Als Spitzenkandidat seiner Partei hat er die höchsten Verluste zu verantworten, die die CSU seit Jahrezehnten bei einer Landtagswahl eingefahren hat.

Beckstein ist ein Mann mit zwei Gesichtern: Außerhalb Bayerns galt der 64 Jahre alte Nürnberger wegen seiner harten Linie in der Sicherheitspolitik über Jahre als «schwarzer Sheriff». In Bayern dagegen war Beckstein die warmherzige Antithese zum aktenfressenden Technokraten Edmund Stoiber - bescheiden, immer gesprächsbereit, häufig zu schrägen Scherzen aufgelegt, selbstironisch.

«Nachdem Stoiber noch nichts gesagt hat, weiß ich nicht, was mein Wille ist», sagte er in seinen langen Jahren als bayerischer Innenminister. Berühmt sind Becksteins Scherze über die Ehe mit seiner Frau Marga: «Ich ringe um Gleichberechtigung.» Im Gegensatz zu Stoiber und dessen royalem Auftreten verkörpert Beckstein den Typus des ebenso nüchternen wie pfiffigen Nürnberger Bürgers. Und ebenfalls im Gegensatz zum Solisten Stoiber gilt Beckstein CSU-intern als Mannschaftsspieler.

Drei Anläufe brauchte Beckstein, bis er Stoibers Nachfolger als Ministerpräsident wurde. Zweimal hatte Stoiber in den Vorjahren Becksteins Aufstieg zum Regierungschef verhindert - laut weiß-blauer Folklore das «schönste Amt der Welt». Doch wenige Wochen vor seinem 64. Geburtstag erfüllte sich im Herbst 2007 für Beckstein ein Traum, der längst zerstoben schien. Und erstmals seit der Eingliederung Frankens vor 200 Jahren übernahm ein Protestant aus Nürnberg das höchste Amt in Bayern - ein Novum im bisher von katholischen Oberbayern geprägten Freistaat.

Doch seit seinem Einzug in die Staatskanzlei ist Beckstein in Schwierigkeiten geraten.

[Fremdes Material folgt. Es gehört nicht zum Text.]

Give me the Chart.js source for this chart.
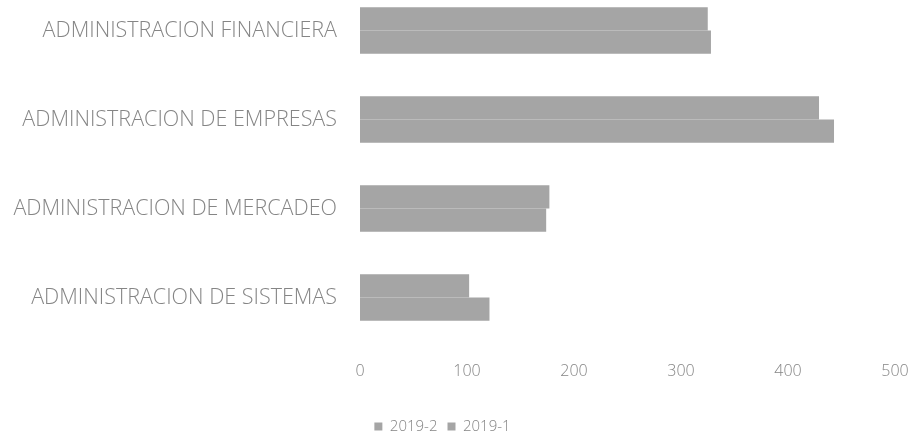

Im Vergleich zu smarten Berliner Bundespolitikern wirkt er eher provinziell. Als Erblast nahm er die Unzufriedenheit mit Stoibers unpopulären Reformen ins Amt. Und lachten früher auch die Journalisten im Landtag herzlich über seine lockeren Scherze, so bereitet ihm sein loses Mundwerk als Ministerpräsident große mediale Probleme.

Bundesweit Schlagzeilen machte Beckstein zuletzt, als er im Zusammenhang mit der Promillegrenze für Autofahrer im Bierzelt sagte: «Es ist nicht das Problem, wenn einer eine Maß trinkt, oder wenn er ein paar Stunden da ist, auch zwei.». Bei den zahlreichen Politiker-Stammtischen auf dem Münchner Oktoberfest gibt es für zwei Liter Bier seitdem eine neue Maßeinheit: «ein Beckstein, bitte.»